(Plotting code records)
○ ○ ○ ○ ○ ○ ○

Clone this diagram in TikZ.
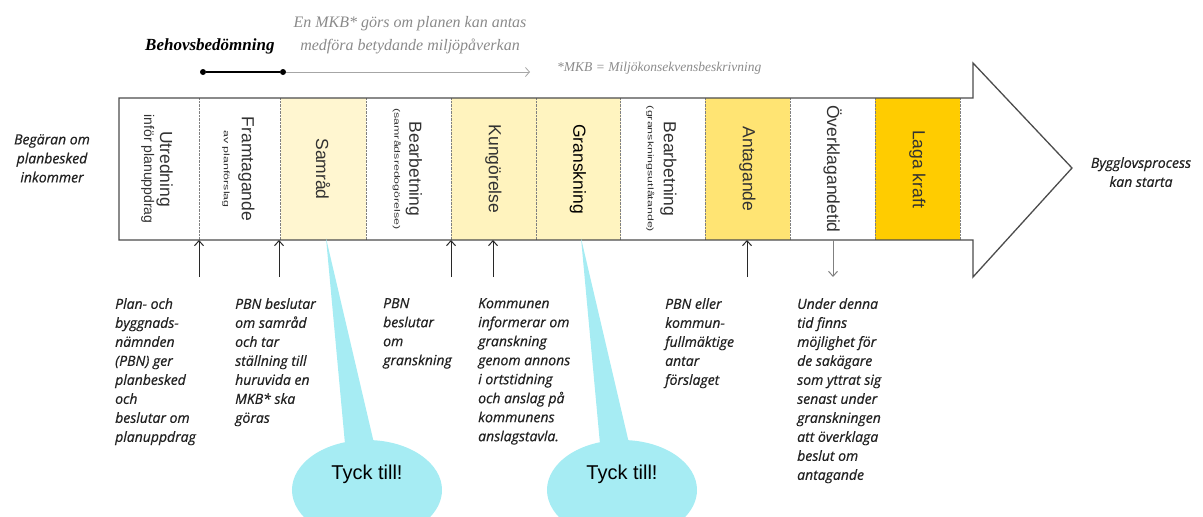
\documentclass[tikz,border=0pt]{standalone}
\usepackage{fontspec}
\usepackage{graphicx}
\usetikzlibrary{shapes.callouts,arrows.meta}
\newfontfamily\fasfont{Liberation Sans}
\newfontfamily\notfont{Open Sans}[ItalicFeatures={FakeBold=0.6}]
\newfontfamily\serfont{Liberation Serif}
\definecolor{samradgul}{RGB}{255,246,208}
\definecolor{kunggul}{RGB}{255,243,190}
\definecolor{granskgul}{RGB}{255,244,192}
\definecolor{antaggul}{RGB}{255,228,115}
\definecolor{lagagul}{RGB}{255,204,0}
\definecolor{tyckbla}{RGB}{166,236,243}
\definecolor{fastext}{RGB}{50,50,50}
\definecolor{nottext}{RGB}{34,34,34}
\definecolor{mkbgra}{RGB}{138,138,138}
\definecolor{pilgra}{RGB}{40,40,40}
\newcommand{\liten}[1]{\scalebox{1.55}[1]{\fontsize{8}{8}\selectfont #1}}

\begin{document}
\begin{tikzpicture}
  [x=1pt,y=-1pt,
   fas/.style={rotate=-90,minimum width=142pt,minimum height=85pt,inner sep=0pt,align=center,text=fastext,font=\fasfont\fontsize{17.5}{18}\selectfont},
   notat/.style={anchor=north west,inner sep=0pt,align=left,text=nottext,font=\notfont\itshape\fontsize{14}{19}\selectfont},
   pil/.style={draw=pilgra,line width=1pt,-{Straight Barb[length=5pt,width=9pt]}},
   prick/.style={circle,fill=black,inner sep=0pt,minimum size=6pt},
   ram/.style={draw=gray!60!black,line width=1.3pt},
   tyck/.style={ellipse callout,fill=tyckbla,minimum width=150pt,minimum height=100pt,inner sep=0pt,callout pointer arc=22,text height=15pt,text depth=37pt,font=\fasfont\fontsize{20}{20}\selectfont}]
  \useasboundingbox (0,0) rectangle (1203,517);

  % faser i pilen
  \node[fas] (utr) at (157,169) {Utredning\\[-2pt]{\fontsize{14}{14}\selectfont inför planuppdrag}};
  \node[fas] (fram) at (238.5,169) {Framtagande\\\liten{av planförslag}};
  \node[fas,fill=samradgul] (samrad) at (323,169) {Samråd};
  \node[fas] (bearb1) at (407.5,169) {Bearbetning\\[-3pt]\liten{(samrådsredogörelse)}};
  \node[fas,fill=kunggul] (kung) at (493.5,169) {Kungörelse};
  \node[fas,fill=granskgul,text=black] (gransk) at (578,169) {Granskning};
  \node[fas] (bearb2) at (661.5,169) {Bearbetning\\[-2pt]\liten{(granskningsutlåtande)}};
  \node[fas,fill=antaggul] (antag) at (747.5,169) {Antagande};
  \node[fas] (overkl) at (832.5,169) {Överklagandetid};
  \node[fas,fill=lagagul] (laga) at (917.5,169) {Laga kraft};

  \foreach \x in {199,280,366,451,536,620,705,790,875,960}
    \draw[gray,densely dotted] (\x,98) -- (\x,240);

  \draw[ram] (119,98) -- (973,98) -- (973,63) -- (1072,168) -- (973,277) -- (973,240) -- (119,240) -- cycle;

  % pilar under
  \foreach \n/\x in {g1/199,g2/279,g3/451,g4/493,g5/747,g6/833}
    \coordinate (\n) at (\x,240);
  \foreach \n in {g1,g2,g3,g4,g5}
    \draw[pil] ([yshift=-37pt]\n) -- (\n);
  \draw[pil,draw=gray] (g6) -- ([yshift=-37pt]g6);

  % behovsbedomning
  \node[prick] (bh1) at (203,72) {};
  \node[prick] (bh2) at (283,72) {};
  \coordinate (mkb) at (530,72);
  \draw[line width=1.5pt] (bh1) -- (bh2);
  \draw[draw=gray!70,line width=0.8pt,-{Straight Barb[length=4pt,width=9pt]}] (bh2) -- (mkb);
  \node[anchor=base west,inner sep=0pt,font=\serfont\bfseries\itshape\fontsize{17}{17}\selectfont] (behov) at (145,50) {Behovsbedömning};
  \node[anchor=north,inner sep=0pt,align=center,text=mkbgra,font=\serfont\itshape\fontsize{16}{23}\selectfont] (mkbtext) at (410,16) {En MKB* görs om planen kan antas\\medföra betydande miljöpåverkan};
  \node[anchor=base west,inner sep=0pt,text=mkbgra,font=\serfont\itshape\fontsize{13.5}{14}\selectfont] (mkbfot) at (557,71) {*MKB = Miljökonsekvensbeskrivning};

  \node[notat,anchor=north,align=center] (begaran) at (52,134) {Begäran om\\planbesked\\inkommer};
  \node[notat,anchor=north,align=center] (bygglov) at (1141,157) {Bygglovsprocess\\kan starta};

  % texter under
  \node[notat] (plan) at (115,298) {Plan- och\\byggnads-\\nämnden\\(PBN) ger\\planbesked\\och\\beslutar om\\planuppdrag};
  \node[notat] (samr) at (235,298) {PBN beslutar\\om samråd\\och tar\\ställning till\\huruvida en\\MKB* ska\\göras};
  \node[notat] (besl) at (383,298) {PBN\\beslutar\\om\\granskning};
  \node[notat] (komm) at (478,298) {Kommunen\\informerar om\\granskning\\genom annons\\i ortstidning\\och anslag på\\kommunens\\anslagstavla.};
  \node[notat] (pbn) at (665,298) {PBN eller\\kommun-\\fullmäktige\\antar\\förslaget};
  \node[notat] (under) at (797,298) {Under denna\\tid finns\\möjlighet för\\de sakägare\\som yttrat sig\\senast under\\granskningen\\att överklaga\\beslut om\\antagande};

  \begin{scope}
    \clip (0,0) rectangle (1203,517);
    \coordinate (c1) at (326,238);
    \coordinate (c2) at (581,238);
    \node[tyck,callout absolute pointer={(c1)}] (tyck1) at (367,490) {Tyck till!};
    \node[tyck,callout absolute pointer={(c2)}] (tyck2) at (622,490) {Tyck till!};
  \end{scope}
\end{tikzpicture}
\end{document}
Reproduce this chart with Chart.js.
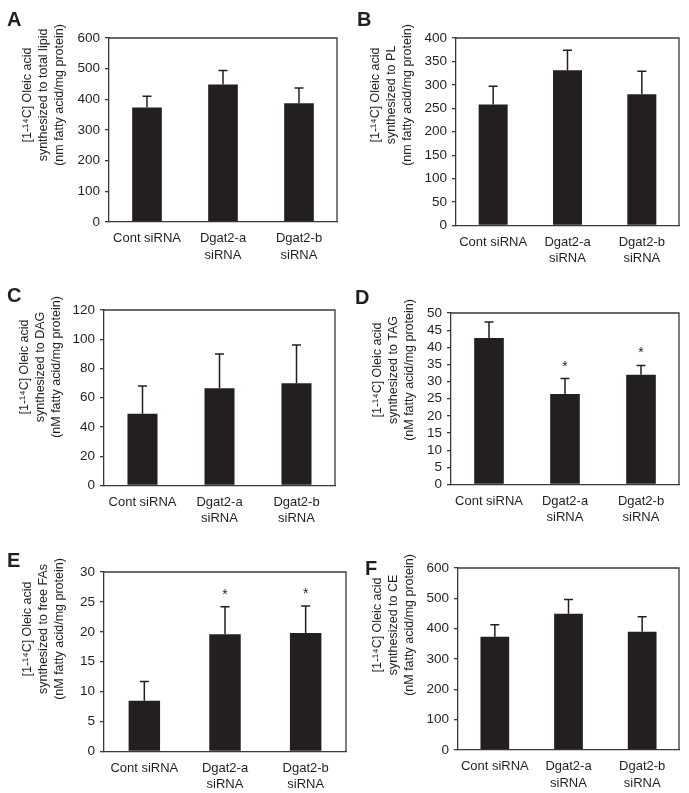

○ ○ ○ ○ ○ ○ ○

Return the entries unchanged, save for the pictures, which do not belong in the copy.

Clone this diagram in TikZ.
\documentclass[tikz,border=0pt]{standalone}
\usepackage{fontspec}
\usepackage{graphicx}
\usetikzlibrary{shapes.callouts,arrows.meta}
\newfontfamily\fasfont{Liberation Sans}
\newfontfamily\notfont{Open Sans}[ItalicFeatures={FakeBold=0.6}]
\newfontfamily\serfont{Liberation Serif}
\definecolor{samradgul}{RGB}{255,246,208}
\definecolor{kunggul}{RGB}{255,243,190}
\definecolor{granskgul}{RGB}{255,244,192}
\definecolor{antaggul}{RGB}{255,228,115}
\definecolor{lagagul}{RGB}{255,204,0}
\definecolor{tyckbla}{RGB}{166,236,243}
\definecolor{fastext}{RGB}{50,50,50}
\definecolor{nottext}{RGB}{34,34,34}
\definecolor{mkbgra}{RGB}{138,138,138}
\definecolor{pilgra}{RGB}{40,40,40}
\newcommand{\liten}[1]{\scalebox{1.55}[1]{\fontsize{8}{8}\selectfont #1}}

\begin{document}
\begin{tikzpicture}
  [x=1pt,y=-1pt,
   fas/.style={rotate=-90,minimum width=142pt,minimum height=85pt,inner sep=0pt,align=center,text=fastext,font=\fasfont\fontsize{17.5}{18}\selectfont},
   notat/.style={anchor=north west,inner sep=0pt,align=left,text=nottext,font=\notfont\itshape\fontsize{14}{19}\selectfont},
   pil/.style={draw=pilgra,line width=1pt,-{Straight Barb[length=5pt,width=9pt]}},
   prick/.style={circle,fill=black,inner sep=0pt,minimum size=6pt},
   ram/.style={draw=gray!60!black,line width=1.3pt},
   tyck/.style={ellipse callout,fill=tyckbla,minimum width=150pt,minimum height=100pt,inner sep=0pt,callout pointer arc=22,text height=15pt,text depth=37pt,font=\fasfont\fontsize{20}{20}\selectfont}]
  \useasboundingbox (0,0) rectangle (1203,517);

  % faser i pilen
  \node[fas] (utr) at (157,169) {Utredning\\[-2pt]{\fontsize{14}{14}\selectfont inför planuppdrag}};
  \node[fas] (fram) at (238.5,169) {Framtagande\\\liten{av planförslag}};
  \node[fas,fill=samradgul] (samrad) at (323,169) {Samråd};
  \node[fas] (bearb1) at (407.5,169) {Bearbetning\\[-3pt]\liten{(samrådsredogörelse)}};
  \node[fas,fill=kunggul] (kung) at (493.5,169) {Kungörelse};
  \node[fas,fill=granskgul,text=black] (gransk) at (578,169) {Granskning};
  \node[fas] (bearb2) at (661.5,169) {Bearbetning\\[-2pt]\liten{(granskningsutlåtande)}};
  \node[fas,fill=antaggul] (antag) at (747.5,169) {Antagande};
  \node[fas] (overkl) at (832.5,169) {Överklagandetid};
  \node[fas,fill=lagagul] (laga) at (917.5,169) {Laga kraft};

  \foreach \x in {199,280,366,451,536,620,705,790,875,960}
    \draw[gray,densely dotted] (\x,98) -- (\x,240);

  \draw[ram] (119,98) -- (973,98) -- (973,63) -- (1072,168) -- (973,277) -- (973,240) -- (119,240) -- cycle;

  % pilar under
  \foreach \n/\x in {g1/199,g2/279,g3/451,g4/493,g5/747,g6/833}
    \coordinate (\n) at (\x,240);
  \foreach \n in {g1,g2,g3,g4,g5}
    \draw[pil] ([yshift=-37pt]\n) -- (\n);
  \draw[pil,draw=gray] (g6) -- ([yshift=-37pt]g6);

  % behovsbedomning
  \node[prick] (bh1) at (203,72) {};
  \node[prick] (bh2) at (283,72) {};
  \coordinate (mkb) at (530,72);
  \draw[line width=1.5pt] (bh1) -- (bh2);
  \draw[draw=gray!70,line width=0.8pt,-{Straight Barb[length=4pt,width=9pt]}] (bh2) -- (mkb);
  \node[anchor=base west,inner sep=0pt,font=\serfont\bfseries\itshape\fontsize{17}{17}\selectfont] (behov) at (145,50) {Behovsbedömning};
  \node[anchor=north,inner sep=0pt,align=center,text=mkbgra,font=\serfont\itshape\fontsize{16}{23}\selectfont] (mkbtext) at (410,16) {En MKB* görs om planen kan antas\\medföra betydande miljöpåverkan};
  \node[anchor=base west,inner sep=0pt,text=mkbgra,font=\serfont\itshape\fontsize{13.5}{14}\selectfont] (mkbfot) at (557,71) {*MKB = Miljökonsekvensbeskrivning};

  \node[notat,anchor=north,align=center] (begaran) at (52,134) {Begäran om\\planbesked\\inkommer};
  \node[notat,anchor=north,align=center] (bygglov) at (1141,157) {Bygglovsprocess\\kan starta};

  % texter under
  \node[notat] (plan) at (115,298) {Plan- och\\byggnads-\\nämnden\\(PBN) ger\\planbesked\\och\\beslutar om\\planuppdrag};
  \node[notat] (samr) at (235,298) {PBN beslutar\\om samråd\\och tar\\ställning till\\huruvida en\\MKB* ska\\göras};
  \node[notat] (besl) at (383,298) {PBN\\beslutar\\om\\granskning};
  \node[notat] (komm) at (478,298) {Kommunen\\informerar om\\granskning\\genom annons\\i ortstidning\\och anslag på\\kommunens\\anslagstavla.};
  \node[notat] (pbn) at (665,298) {PBN eller\\kommun-\\fullmäktige\\antar\\förslaget};
  \node[notat] (under) at (797,298) {Under denna\\tid finns\\möjlighet för\\de sakägare\\som yttrat sig\\senast under\\granskningen\\att överklaga\\beslut om\\antagande};

  \begin{scope}
    \clip (0,0) rectangle (1203,517);
    \coordinate (c1) at (326,238);
    \coordinate (c2) at (581,238);
    \node[tyck,callout absolute pointer={(c1)}] (tyck1) at (367,490) {Tyck till!};
    \node[tyck,callout absolute pointer={(c2)}] (tyck2) at (622,490) {Tyck till!};
  \end{scope}
\end{tikzpicture}
\end{document}
Reproduce this chart with Chart.js.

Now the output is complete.